Macquarie Bank saves with agile development

Getting the most out of in-house coding efforts is an ongoing task, but Macquarie Bank claims to see greater productivity and quality with agile development and proactive internal communication.

Grant Gardner, associate director in the information systems division for Macquarie's banking and property group, said because there is a lot more talk about agile processes in the media people expect a methodology to be a "magic bullet" in solving process problems.

"There's no substitute for good people but we make good use of techniques," Gardner said. "

About four years ago the bank started a $1 million project to modernize its client/server architecture and made a "straightforward" decision to go with Java. This move also gave Macquarie an opportunity to adopt an "agile manifesto" which set principles valuing individuals and processes over tools, working software over documentation, customer collaboration over contract negotiation, and responding to change over following a plan.

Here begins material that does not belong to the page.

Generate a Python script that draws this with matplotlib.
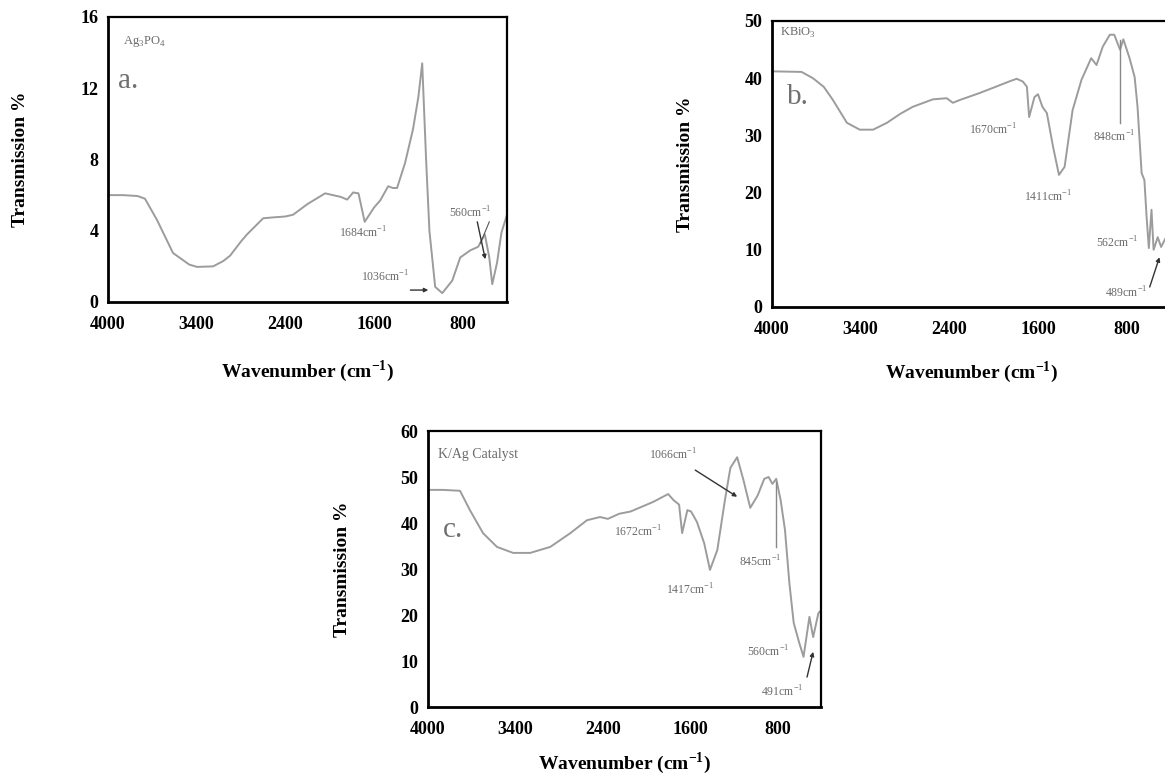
import matplotlib
matplotlib.use("Agg")
import matplotlib.pyplot as plt
import numpy as np

plt.rcParams["font.family"] = "Liberation Serif"
plt.rcParams["mathtext.fontset"] = "custom"
plt.rcParams["mathtext.rm"] = "Liberation Serif"
plt.rcParams["mathtext.bf"] = "Liberation Serif:bold"

W, H = 1165, 776

# the printed x axis is not linear: equally spaced tick labels
TICK_WN = [4000, 3400, 2400, 1600, 800]
SCALE_WN = [400, 800, 1600, 2400, 3400, 4000]
SCALE_POS = [0, 0.5, 1.5, 2.5, 3.5, 4.5]

# (a) Ag3PO4
wn_a = [4000, 3900, 3800, 3750, 3668, 3560, 3450, 3396, 3215, 3100, 3023, 2900,
        2831, 2650, 2538, 2400, 2330, 2200, 2041, 1900, 1842, 1788, 1740, 1684,
        1600, 1544, 1472, 1430, 1392, 1320, 1248, 1200, 1165, 1130, 1100, 1048,
        984, 894, 822, 731, 660, 600, 560, 533, 490, 450, 400]
t_a = [6.0, 6.0, 5.95, 5.8, 4.6, 2.75, 2.1, 1.97, 2.0, 2.3, 2.6, 3.4,
       3.8, 4.7, 4.75, 4.8, 4.9, 5.5, 6.1, 5.9, 5.75, 6.15, 6.1, 4.5,
       5.3, 5.7, 6.5, 6.4, 6.4, 7.8, 9.7, 11.5, 13.4, 8.0, 4.0, 0.85,
       0.5, 1.2, 2.5, 2.9, 3.1, 3.8, 2.5, 1.0, 2.2, 3.9, 4.9]

# (b) KBiO3
wn_b = [4000, 3800, 3723, 3650, 3588, 3493, 3406, 3260, 3104, 2950, 2812, 2586,
        2430, 2368, 2304, 2128, 2008, 1850, 1792, 1736, 1700, 1680, 1632, 1600,
        1560, 1520, 1464, 1411, 1360, 1288, 1208, 1120, 1072, 1016, 952, 912,
        860, 830, 774, 728, 702, 665, 640, 620, 600, 576, 557, 520, 489, 450, 400]
t_b = [41.2, 41.1, 40.0, 38.5, 36.2, 32.2, 31.0, 31.0, 32.2, 33.8, 35.0, 36.3,
       36.5, 35.7, 36.2, 37.4, 38.3, 39.5, 39.9, 39.4, 38.5, 33.2, 36.7, 37.2,
       35.0, 33.9, 28.0, 23.1, 24.5, 34.4, 39.7, 43.5, 42.3, 45.5, 47.6, 47.6,
       45.0, 46.8, 43.5, 40.2, 35.0, 23.4, 22.2, 15.7, 10.3, 17.0, 10.0, 12.2,
       10.5, 12.0, 13.0]

# (c) K/Ag catalyst
wn_c = [4000, 3900, 3780, 3712, 3622, 3526, 3415, 3230, 3000, 2770, 2580, 2430,
        2352, 2250, 2144, 1936, 1800, 1752, 1700, 1672, 1624, 1590, 1536, 1470,
        1417, 1350, 1280, 1230, 1168, 1110, 1048, 980, 920, 880, 845, 810, 770,
        730, 690, 650, 600, 560, 506, 472, 424, 400]
t_c = [47.2, 47.2, 47.0, 42.8, 37.8, 34.8, 33.5, 33.5, 34.8, 37.8, 40.6, 41.3,
       40.9, 42.0, 42.5, 44.6, 46.3, 45.0, 44.0, 37.8, 42.8, 42.5, 40.2, 35.6,
       29.8, 34.1, 45.0, 52.0, 54.3, 49.3, 43.3, 46.0, 49.6, 50.0, 48.5, 49.6,
       45.0, 38.5, 27.0, 18.3, 14.0, 10.9, 19.6, 15.2, 20.4, 21.0]

CURVE = "#9c9c9c"
NOTE = "#6a6a6a"


def fwd(w):
    return np.interp(w, SCALE_WN, SCALE_POS)


def inv(p):
    return np.interp(p, SCALE_POS, SCALE_WN)


def setup(ax, ymax, ystep, xlab_y, ylab_x):
    ax.set_xscale("function", functions=(fwd, inv))
    ax.set_xlim(4000, 400)
    ax.set_ylim(0, ymax)
    ax.set_xticks(TICK_WN)
    ax.set_xticklabels([str(v) for v in TICK_WN])
    ax.set_yticks(np.arange(0, ymax + 1, ystep))
    ax.tick_params(axis="both", length=0, labelsize=13)
    ax.tick_params(axis="x", pad=10)
    ax.tick_params(axis="y", pad=7)
    for lbl in ax.get_xticklabels() + ax.get_yticklabels():
        lbl.set_fontweight("bold")
    for side in ["left", "bottom"]:
        ax.spines[side].set_linewidth(2.0)
    for side in ["top", "right"]:
        ax.spines[side].set_linewidth(1.6)
    ax.set_xlabel(r"Wavenumber (cm$^{\mathbf{-1}}$)", fontsize=14, fontweight="bold")
    ax.set_ylabel("Transmission %", fontsize=14, fontweight="bold")
    ax.xaxis.set_label_coords(0.5, xlab_y)
    ax.yaxis.set_label_coords(ylab_x, 0.5)


def note(ax, txt, x, y, **kw):
    ax.text(x, y, txt, fontsize=8.5, color=NOTE, ha="center", va="center", **kw)


def arrow(ax, x0, y0, x1, y1):
    ax.annotate("", xy=(x1, y1), xytext=(x0, y0),
                arrowprops=dict(arrowstyle="-|>", color="#333333", lw=1.0,
                                mutation_scale=6, shrinkA=0, shrinkB=0))


fig = plt.figure(figsize=(W / 100, H / 100), dpi=100)
ax_a = fig.add_axes([108 / W, 1 - 302 / H, 399 / W, 285 / H])
ax_b = fig.add_axes([772 / W, 1 - 307 / H, 399 / W, 286 / H])
ax_c = fig.add_axes([428 / W, 1 - 707 / H, 393 / W, 276 / H])

# panel a
ax_a.plot(wn_a, t_a, color=CURVE, lw=1.4)
setup(ax_a, 16, 4, -0.196, -0.198)
ax_a.text(3898, 14.6, r"Ag$_3$PO$_4$", fontsize=9, color=NOTE, va="center")
ax_a.text(3935, 12.4, "a.", fontsize=21, color="#707070", va="center")
note(ax_a, "1684cm$^{-1}$", 1696, 3.9)
note(ax_a, "1036cm$^{-1}$", 1496, 1.4)
arrow(ax_a, 1272, 0.67, 1110, 0.67)
note(ax_a, "560cm$^{-1}$", 731, 5.0)
arrow(ax_a, 668, 4.5, 596, 2.4)
ax_a.plot([560, 640], [4.5, 3.3], color="#555555", lw=0.8)

# panel b
ax_b.plot(wn_b, t_b, color=CURVE, lw=1.4)
setup(ax_b, 50, 10, -0.182, -0.195)
ax_b.text(3946, 47.9, r"KBiO$_3$", fontsize=9, color=NOTE, va="center")
ax_b.text(3898, 36.7, "b.", fontsize=21, color="#707070", va="center")
note(ax_b, "1670cm$^{-1}$", 2008, 30.9)
note(ax_b, "1411cm$^{-1}$", 1512, 19.2)
note(ax_b, "848cm$^{-1}$", 908, 29.7)
ax_b.plot([864, 864], [32.2, 46.7], color="#888888", lw=1.0)
note(ax_b, "562cm$^{-1}$", 888, 11.2)
note(ax_b, "489cm$^{-1}$", 800, 2.4)
arrow(ax_b, 592, 3.5, 504, 8.7)

# panel c
ax_c.plot(wn_c, t_c, color=CURVE, lw=1.4)
setup(ax_c, 60, 10, -0.155, -0.196)
ax_c.text(3931, 54.8, "K/Ag Catalyst", fontsize=10, color=NOTE, va="center")
ax_c.text(3897, 38.5, "c.", fontsize=21, color="#707070", va="center")
note(ax_c, "1066cm$^{-1}$", 1752, 54.8)
arrow(ax_c, 1552, 51.5, 1168, 45.7)
note(ax_c, "1672cm$^{-1}$", 2074, 38.0)
note(ax_c, "1417cm$^{-1}$", 1600, 25.4)
note(ax_c, "845cm$^{-1}$", 960, 31.5)
ax_c.plot([816, 816], [34.8, 49.0], color="#888888", lw=1.0)
note(ax_c, "560cm$^{-1}$", 880, 12.0)
note(ax_c, "491cm$^{-1}$", 752, 3.3)
arrow(ax_c, 528, 6.5, 472, 12.0)

fig.savefig("out.png", dpi=100)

"We are a bank and the conservatism that comes with that is apparent," Gardner said. "We looked at the market and found a partner with good agile development experience - ThoughtWorks."

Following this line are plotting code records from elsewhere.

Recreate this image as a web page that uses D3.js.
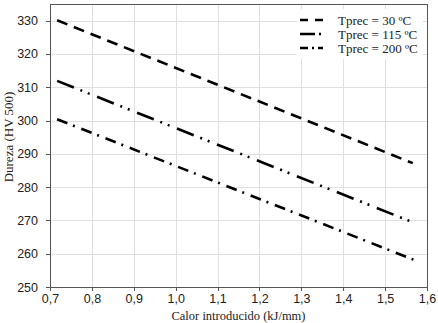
<!DOCTYPE html>
<html>
<head>
<meta charset="utf-8">
<script src="https://cdn.jsdelivr.net/npm/d3@7"></script>
<style>
  body { margin: 0; background: #fff; }
  svg { font-family: "Liberation Serif", "Times New Roman", serif; }
  .grid line { stroke: #e0e0e0; stroke-width: 1; shape-rendering: crispEdges; }
  .axis path, .axis line { stroke: #555; shape-rendering: crispEdges; }
  .axis text { font-size: 12.5px; fill: #222; }
</style>
</head>
<body>
<div id="chart"></div>
<script>
// series names + endpoints
var seriesNames = ['Tprec = 30 ºC', 'Tprec = 115 ºC', 'Tprec = 200 ºC'];
var calor30 = [0.717, 1.566], dureza30 = [330.1, 287.2];
var calor115 = [0.717, 1.561], dureza115 = [311.9, 269.7];
var calor200 = [0.717, 1.582], dureza200 = [300.4, 257.5];
var xTicks = [0.7, 0.8, 0.9, 1.0, 1.1, 1.2, 1.3, 1.4, 1.5, 1.6];
var yTicks = [250, 260, 270, 280, 290, 300, 310, 320, 330];

var w = 438, h = 323;
var margin = { top: 4, right: 11, bottom: 36, left: 50 };

var dashes = ['11,7', '18,7,2,6,2,8', '11,6,2,7'];

var series = [
  { name: seriesNames[0], x: calor30, y: dureza30, dash: dashes[0] },
  { name: seriesNames[1], x: calor115, y: dureza115, dash: dashes[1] },
  { name: seriesNames[2], x: calor200, y: dureza200, dash: dashes[2] }
];

var locale = d3.formatLocale({ decimal: ',', thousands: '.', grouping: [3], currency: ['', ''] });

var svg = d3.select('#chart').append('svg')
  .attr('width', w)
  .attr('height', h);

var x = d3.scaleLinear().domain([0.7, 1.6]).range([margin.left, w - margin.right]);
var y = d3.scaleLinear().domain([250, 335]).range([h - margin.bottom, margin.top]);

// gridlines
svg.append('g').attr('class', 'grid')
  .selectAll('line.v').data(xTicks.slice(1, -1)).enter().append('line')
  .attr('x1', function(d) { return Math.round(x(d)) + 0.5; })
  .attr('x2', function(d) { return Math.round(x(d)) + 0.5; })
  .attr('y1', y.range()[0]).attr('y2', y.range()[1]);
svg.append('g').attr('class', 'grid')
  .selectAll('line.h').data(yTicks.slice(1)).enter().append('line')
  .attr('y1', function(d) { return Math.round(y(d)) + 0.5; })
  .attr('y2', function(d) { return Math.round(y(d)) + 0.5; })
  .attr('x1', x.range()[0]).attr('x2', x.range()[1]);

// frame (top + right)
svg.append('path')
  .attr('d', 'M' + x.range()[0] + ',' + (y.range()[1] + 0.5) + 'H' + (x.range()[1] + 0.5) + 'V' + y.range()[0])
  .attr('fill', 'none')
  .attr('stroke', '#555')
  .attr('shape-rendering', 'crispEdges');

// axes
svg.append('g')
  .attr('class', 'axis x')
  .attr('transform', 'translate(0,' + y.range()[0] + ')')
  .call(d3.axisBottom(x).tickValues(xTicks).tickFormat(locale.format('.1f')).tickSize(4).tickSizeOuter(0).tickPadding(3));

svg.append('g')
  .attr('class', 'axis y')
  .attr('transform', 'translate(' + margin.left + ',0)')
  .call(d3.axisLeft(y).tickValues(yTicks).tickSize(4).tickSizeOuter(0).tickPadding(8));

// lines
var line = d3.line()
  .x(function(d) { return x(d[0]); })
  .y(function(d) { return y(d[1]); });

svg.append('g').selectAll('path.series')
  .data(series).enter().append('path')
  .attr('class', 'series')
  .attr('d', function(d) { return line(d3.zip(d.x, d.y)); })
  .attr('fill', 'none')
  .attr('stroke', '#000')
  .attr('stroke-width', 2.6)
  .attr('stroke-dasharray', function(d) { return d.dash; });

// legend
var legend = svg.append('g').attr('class', 'legend');
legend.append('rect')
  .attr('x', 297).attr('y', 9)
  .attr('width', 126).attr('height', 50)
  .attr('fill', '#fff');

series.forEach(function(s, i) {
  var ly = 20 + i * 14;
  legend.append('line')
    .attr('x1', 300).attr('x2', 323)
    .attr('y1', ly).attr('y2', ly)
    .attr('stroke', '#000')
    .attr('stroke-width', 2.6)
    .attr('stroke-dasharray', i === 0 ? '8,7' : (i === 1 ? '15,4,2,6' : '8,4,2,4'));
  legend.append('text')
    .attr('x', 338).attr('y', ly)
    .attr('dy', '0.35em')
    .attr('font-size', '13px')
    .attr('fill', '#222')
    .text(s.name);
});

// axis titles
svg.append('text')
  .attr('x', (x.range()[0] + x.range()[1]) / 2)
  .attr('y', 320)
  .attr('text-anchor', 'middle')
  .attr('font-size', '12.5px')
  .attr('fill', '#222')
  .text('Calor introducido (kJ/mm)');

svg.append('text')
  .attr('transform', 'translate(13,137) rotate(-90)')
  .attr('text-anchor', 'middle')
  .attr('font-size', '13px')
  .attr('fill', '#222')
  .text('Dureza (HV 500)');
</script>
</body>
</html>
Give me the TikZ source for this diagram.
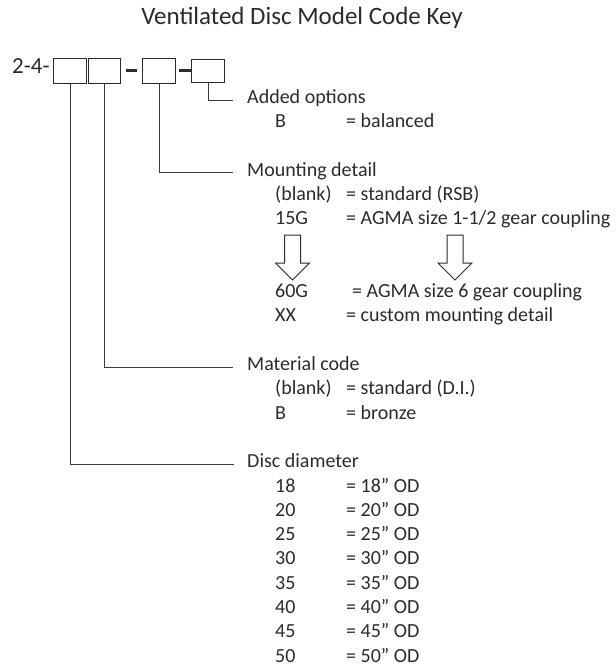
\documentclass[tikz,border=0pt]{standalone}
\usepackage{fontspec}
\setmainfont{Carlito}
\definecolor{ink}{HTML}{2B2B2B}
\definecolor{rule}{HTML}{3A3A3A}
\begin{document}
\begin{tikzpicture}[x=1pt,y=-1pt,
  txt/.style={anchor=west,inner sep=0pt,text height=0.64em,text depth=0pt,font=\fontsize{20}{24}\selectfont,text=ink},
  codebox/.style={draw=ink,line width=1.4pt,minimum width=33pt,minimum height=25pt,inner sep=0pt,anchor=north west},
  joiner/.style={draw=ink,line width=2.6pt},
  leader/.style={draw=rule,line width=0.9pt},
  hollowarrow/.pic={\draw[ink,line width=1pt,line join=miter] (-8,0) -- (8,0) -- (8,28) -- (17,28) -- (0,45) -- (-17,28) -- (-8,28) -- cycle;}
]
\useasboundingbox (0,0) rectangle (616,667);
\def\R{24.3}
\node[txt,anchor=east,font=\fontsize{25}{30}\selectfont] (title) at (463,21) {Ventilated Disc Model Code Key};
\node[txt,font=\fontsize{23}{27}\selectfont] (pre) at (12,70) {2-4-};
\node[codebox] (b1) at (53,57.5) {};
\node[codebox,minimum width=32pt] (b2) at (88,57.5) {};
\node[codebox] (b3) at (142,57.5) {};
\node[codebox,minimum height=23pt] (b4) at (191,58.5) {};
\draw[joiner] ([xshift=5pt]b2.east) -- ([xshift=-5pt]b3.west);
\draw[joiner] ([xshift=3pt]b3.east) -- (b4.west);

% Added options
\node[txt] (added) at (247,100) {Added options};
\node[txt] (addB) at (275,100+\R) {B};
\node[txt] (addBv) at (346,100+\R) {= balanced};
\draw[leader] (b4.south) |- ([xshift=-14pt]added.west);

% Mounting detail
\node[txt] (mount) at (247,100+3*\R) {Mounting detail};
\node[txt] (mblank) at (275,100+4*\R) {(blank)};
\node[txt] (mblankv) at (346,100+4*\R) {= standard (RSB)};
\node[txt] (m15) at (275,100+5*\R) {15G};
\node[txt] (m15v) at (346,100+5*\R) {= AGMA size 1-1/2 gear coupling};
\pic at (292.5,235) {hollowarrow};
\pic at (455,235) {hollowarrow};
\node[txt] (m60) at (275,100+8*\R) {60G};
\node[txt] (m60v) at (352,100+8*\R) {= AGMA size 6 gear coupling};
\node[txt] (mxx) at (275,100+9*\R) {XX};
\node[txt] (mxxv) at (346,100+9*\R) {= custom mounting detail};
\draw[leader] (b3.south) |- ([xshift=-14pt]mount.west);

% Material code
\node[txt] (mat) at (247,100+11*\R) {Material code};
\node[txt] (matblank) at (275,100+12*\R) {(blank)};
\node[txt] (matblankv) at (346,100+12*\R) {= standard (D.I.)};
\node[txt] (matB) at (275,100+13*\R) {B};
\node[txt] (matBv) at (346,100+13*\R) {= bronze};
\draw[leader] (b2.south) |- ([xshift=-14pt]mat.west);

% Disc diameter
\node[txt] (disc) at (247,100+15*\R) {Disc diameter};
\draw[leader] (b1.south) |- ([xshift=-13pt]disc.west);
\foreach \v [count=\i from 16] in {18,20,25,30,35,40,45,50}{
  \node[txt] (d\v) at (275,100+\i*\R) {\v};
  \node[txt] (d\v v) at (346,100+\i*\R) {= \v” OD};
}
\end{tikzpicture}
\end{document}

Macquarie's agile development practices involve iterative cycles of typically two weeks, which are a smaller version of the overarching plan done "repeatedly and frequently".

"The process starts with planning, when the business analysts flesh out the details," Gardner said. "At the start of the iteration, the project team comes together. Then developers stand up and demonstrate it to the whole team - including business stakeholders and sponsors."

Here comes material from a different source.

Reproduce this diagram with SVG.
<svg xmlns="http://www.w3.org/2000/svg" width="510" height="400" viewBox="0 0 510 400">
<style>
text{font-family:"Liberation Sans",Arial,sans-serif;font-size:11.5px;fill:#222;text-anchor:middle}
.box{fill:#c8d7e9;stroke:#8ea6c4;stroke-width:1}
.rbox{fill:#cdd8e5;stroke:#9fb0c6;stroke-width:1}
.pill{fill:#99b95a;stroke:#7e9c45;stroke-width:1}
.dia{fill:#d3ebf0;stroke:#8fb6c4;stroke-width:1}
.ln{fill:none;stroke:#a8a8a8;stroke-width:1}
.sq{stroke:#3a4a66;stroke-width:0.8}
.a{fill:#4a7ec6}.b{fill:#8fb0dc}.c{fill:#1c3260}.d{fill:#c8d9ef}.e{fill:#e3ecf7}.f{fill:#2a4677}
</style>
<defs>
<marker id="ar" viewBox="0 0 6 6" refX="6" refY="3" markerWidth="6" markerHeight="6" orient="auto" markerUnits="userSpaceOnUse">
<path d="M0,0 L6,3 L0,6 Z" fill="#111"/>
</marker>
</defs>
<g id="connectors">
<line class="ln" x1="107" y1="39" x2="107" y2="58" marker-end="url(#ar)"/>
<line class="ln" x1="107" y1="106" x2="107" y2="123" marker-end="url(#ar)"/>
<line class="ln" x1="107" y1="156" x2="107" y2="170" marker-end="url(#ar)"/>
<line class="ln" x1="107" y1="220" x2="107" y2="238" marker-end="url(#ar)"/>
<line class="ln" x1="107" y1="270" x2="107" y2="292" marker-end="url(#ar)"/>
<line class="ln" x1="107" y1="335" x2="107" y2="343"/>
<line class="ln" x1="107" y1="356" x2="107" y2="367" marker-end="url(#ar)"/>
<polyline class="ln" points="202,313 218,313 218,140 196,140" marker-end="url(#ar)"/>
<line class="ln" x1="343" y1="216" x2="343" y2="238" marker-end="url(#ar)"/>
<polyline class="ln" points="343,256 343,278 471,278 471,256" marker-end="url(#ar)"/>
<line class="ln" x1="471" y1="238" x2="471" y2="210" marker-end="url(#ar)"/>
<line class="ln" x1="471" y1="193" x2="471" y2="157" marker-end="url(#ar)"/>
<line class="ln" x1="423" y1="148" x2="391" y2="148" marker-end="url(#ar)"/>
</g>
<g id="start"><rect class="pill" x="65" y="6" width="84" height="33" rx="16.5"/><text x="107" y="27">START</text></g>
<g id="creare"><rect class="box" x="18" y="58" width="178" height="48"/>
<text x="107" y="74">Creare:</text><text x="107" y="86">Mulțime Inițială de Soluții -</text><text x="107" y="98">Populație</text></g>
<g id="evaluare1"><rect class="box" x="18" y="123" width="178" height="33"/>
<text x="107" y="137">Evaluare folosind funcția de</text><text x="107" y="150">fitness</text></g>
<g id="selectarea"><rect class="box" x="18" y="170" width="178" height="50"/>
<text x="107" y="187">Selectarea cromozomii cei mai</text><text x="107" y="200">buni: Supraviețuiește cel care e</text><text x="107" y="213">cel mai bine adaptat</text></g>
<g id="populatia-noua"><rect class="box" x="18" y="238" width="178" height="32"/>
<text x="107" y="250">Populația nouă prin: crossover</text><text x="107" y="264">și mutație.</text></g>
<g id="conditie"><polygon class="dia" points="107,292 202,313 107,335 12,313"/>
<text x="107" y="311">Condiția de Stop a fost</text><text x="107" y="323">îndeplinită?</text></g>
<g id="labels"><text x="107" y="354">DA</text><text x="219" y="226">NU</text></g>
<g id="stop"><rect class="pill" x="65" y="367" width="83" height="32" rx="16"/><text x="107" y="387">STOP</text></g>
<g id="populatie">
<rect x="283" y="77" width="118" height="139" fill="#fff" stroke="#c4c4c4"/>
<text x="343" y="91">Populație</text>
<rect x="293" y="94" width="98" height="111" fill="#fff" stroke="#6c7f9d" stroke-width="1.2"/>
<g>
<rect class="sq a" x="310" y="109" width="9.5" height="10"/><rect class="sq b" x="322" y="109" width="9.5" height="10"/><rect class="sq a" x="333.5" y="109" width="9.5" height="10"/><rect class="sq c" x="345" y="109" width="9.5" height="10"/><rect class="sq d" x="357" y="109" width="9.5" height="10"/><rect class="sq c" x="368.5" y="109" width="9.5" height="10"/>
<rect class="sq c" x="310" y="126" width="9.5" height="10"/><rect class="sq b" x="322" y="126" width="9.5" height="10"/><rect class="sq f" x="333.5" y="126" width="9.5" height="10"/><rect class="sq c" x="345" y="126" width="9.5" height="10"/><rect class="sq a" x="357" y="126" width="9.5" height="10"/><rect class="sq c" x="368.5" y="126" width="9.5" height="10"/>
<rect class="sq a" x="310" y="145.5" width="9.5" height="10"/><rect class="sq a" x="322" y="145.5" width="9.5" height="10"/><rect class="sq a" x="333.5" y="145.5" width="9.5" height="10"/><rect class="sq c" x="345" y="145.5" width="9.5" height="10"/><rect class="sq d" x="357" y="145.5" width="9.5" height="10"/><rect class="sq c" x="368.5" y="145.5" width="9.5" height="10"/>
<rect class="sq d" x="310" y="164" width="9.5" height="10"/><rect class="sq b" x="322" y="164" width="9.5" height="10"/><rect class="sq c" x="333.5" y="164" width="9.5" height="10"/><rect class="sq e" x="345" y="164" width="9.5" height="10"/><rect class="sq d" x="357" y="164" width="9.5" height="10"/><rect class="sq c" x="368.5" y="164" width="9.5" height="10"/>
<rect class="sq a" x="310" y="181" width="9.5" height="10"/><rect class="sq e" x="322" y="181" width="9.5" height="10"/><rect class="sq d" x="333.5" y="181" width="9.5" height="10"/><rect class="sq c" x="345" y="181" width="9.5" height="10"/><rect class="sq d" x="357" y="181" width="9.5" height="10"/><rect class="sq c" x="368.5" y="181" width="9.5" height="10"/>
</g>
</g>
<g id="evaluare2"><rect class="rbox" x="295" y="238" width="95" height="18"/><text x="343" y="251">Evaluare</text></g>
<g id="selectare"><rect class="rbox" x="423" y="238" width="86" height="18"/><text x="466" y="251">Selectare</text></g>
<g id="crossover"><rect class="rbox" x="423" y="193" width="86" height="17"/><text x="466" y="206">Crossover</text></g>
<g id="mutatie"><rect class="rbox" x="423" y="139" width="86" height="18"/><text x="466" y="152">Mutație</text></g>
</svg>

Gardner said it's a "powerful thing" when the momentum starts building and the business stakeholders see the project grow before their eyes; it's a good incentive for developers to present and "get it right".

The whole process should take about six months, according to Gardner, and if projects are larger they can be chopped up.

The process is then handed to testers and at end the team has a retrospective to see what has and hasn't worked well and to raise issues to get problems fixed.

To ensure the team builds a two-week system into a working product, and the iterations are stable, Gardner recommends "continuous integration".

"Compiling Java code and deploying it every two weeks is boring for the people involved and much better done by a machine than a human, so automate that," he said. "You need to repetitively run automated tests [as it is] much cheaper to fix a bug earlier in process than later."

Macquarie uses Cruisecontrol to detect changes and run the automated build process. "The green light is a good talking point when the CIO comes around," Gardner said. "It's the measure everyone sees [so] you do need to be very disciplined."

Despite the inherent risks in the cycles, Gardner said the key business outcomes resulting from agile development are lower production defect rates and improved usability.